For a reversible reaction, the rate constants for the forward and backward reactions are 2.38 × ${10^{ - 4}}$ and 8.15 × ${10^{ - 5}}$ respectively. The equilibrium constant for the reaction is:
(A) 0.342
(B) 2.92
(C) 0.292
(D) 3.42

Answer 1

Hint: It is important to understand the terms rate constant and equilibrium constant. After that, try to understand the relation between the two terms. You can substitute the values given in question in the formula mentioned below:
${{K}_{eq}}=\dfrac{{{K}_{f}}}{{{K}_{b}}}$
Where,
${{K}_{eq}}$ denotes equilibrium constant,
${{K}_{f}}$ denotes rate constant for forward reaction,
${{K}_{b}}$ denotes rate constant for forward reaction.

Complete Solution :
Let us first learn what is rate constant and equilibrium constant.
- The rate constant is the proportionality constant which explains the relationship between the molar concentration of the reactants and the rate of a chemical reaction. It is denoted by k. Rate constant is also called as reaction rate constant for reaction rate coefficient. It is temperature dependent.
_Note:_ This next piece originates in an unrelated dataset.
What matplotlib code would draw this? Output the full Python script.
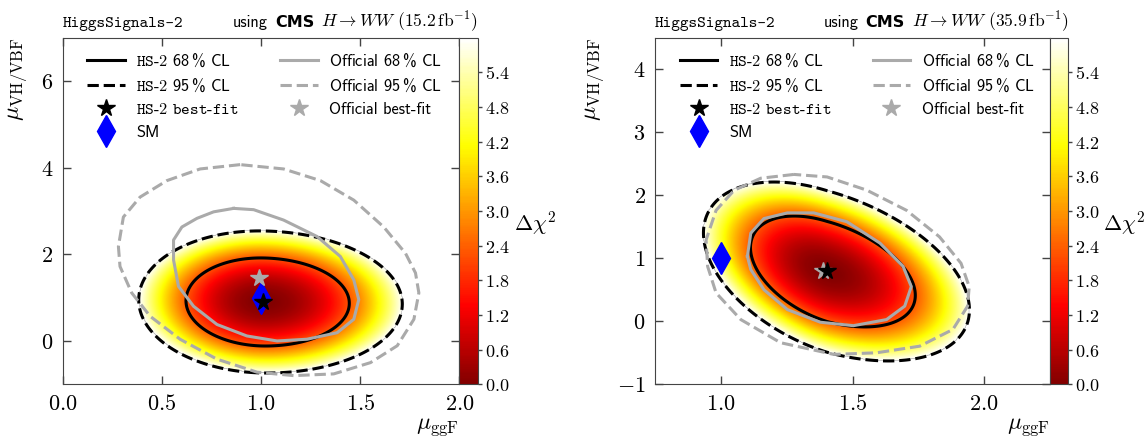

The two possible ways to calculate rate constant are:
- Using the Arrhenius equation.
- Using the molar concentrations of the reactants and the order of the reaction.
We know that at equilibrium, Rate of the forward reaction = Rate of the backward reaction.
Now let us see the data given in the question to find the equilibrium constant,
Rate constants of the forward reaction (${K_f}$) = 2.38×${10^{ - 4}}$
Rate constants of the backward reaction (${K_b}$) = 8.15×${10^{ - 5}}$
We know that ${K_{eq}}$= $\dfrac{{{K_f}}}{{{K_b}}}$, on substituting the values
${K_{eq}}$= $\dfrac{{{K_f}}}{{{K_b}}}$= $\dfrac{{2.38 \times {{10}^{ - 4}}}}{{8.15 \times {{10}^{ - 5}}}}$ = 2.92
So, the correct answer is “Option B”.

Note: Do remember that there is no unit for equilibrium constant. The unit of rate constant varies based on the order of reaction.